Selama empat tahun, Komnas Perempuan membujuk DPR agar membuat payung hukum soal kekerasan seksual. Lalu pada Mei 2016, Komnas Perempuan diminta untuk menyerahkan naskah akademik payung hukum tersebut.


Kemudian, DPR dan pemerintah sepakat memasukkan RUU P-KS masuk dalam Program Legislasi Nasional (Prolegnas) Prioritas 2016. Presiden Joko Widodo pun menyatakan dukungannya terhadap RUU PK-S pada Juni 2016. 


Selanjutnya, RUU P-KS disepakati sebagai inisiatif DPR dalam Rapat Paripurna pada 6 April 2017. Mulanya, RUU ini akan dibahas oleh panitia khusus (pansus) di Komisi III DPR RI yang membidangi hukum dan keamanan. Namun, RUU ini diputuskan untuk ditangani Komisi VIII yang membidangi agama dan sosial. 


Setelah itu, DPR mengirim draf RUU PK-S ke pemerintah. Awalnya, RUU ini berisi 152 pasal. Namun setelah dilayangkan ke pemerintah, dipangkas menjadi 50 pasal. Pembahasan pun berlanjut hingga 2018.

 

Saat itu, Komisi VIII mengundang sejumlah elemen masyarakat untuk menjaring pendapat. Namun pada akhir 2018, DPR memutuskan RUU itu ditunda pembahasannya hingga selesai Pemilu 2019.

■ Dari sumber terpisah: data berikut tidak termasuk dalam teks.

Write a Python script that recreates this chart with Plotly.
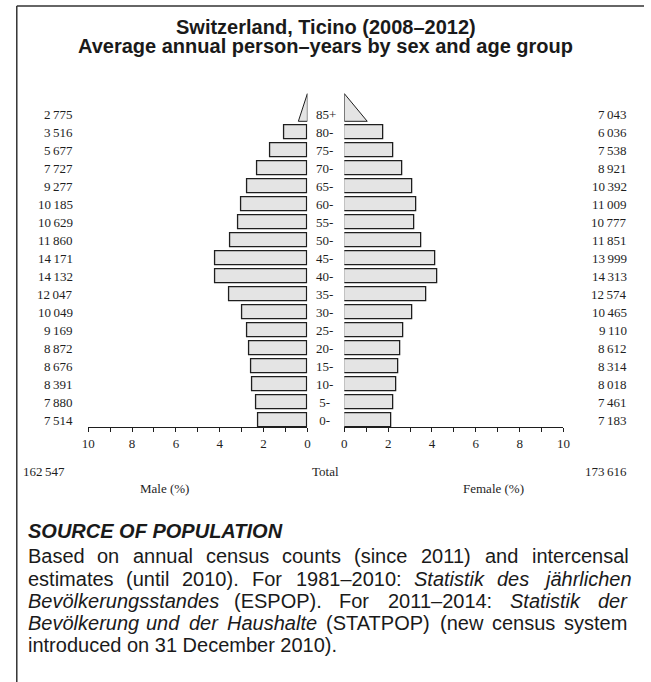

Setelah pemilu, RUU PK-S menjadi salah satu draf yang dikebut DPR periode 2014-2019. Namun dalam perjalanannya, RUU ini menuai pro-kontra.

 

Di parlemen, pembicaraan RUU PK-S bukan hanya mempermasalahkan kekerasan seksual yang sudah masuk kategori darurat. DPR justru mengaitkannya dengan isu seks dan hubungan sesama jenis. Walhasil, hingga kini RUU PK-S tak kunjung disahkan.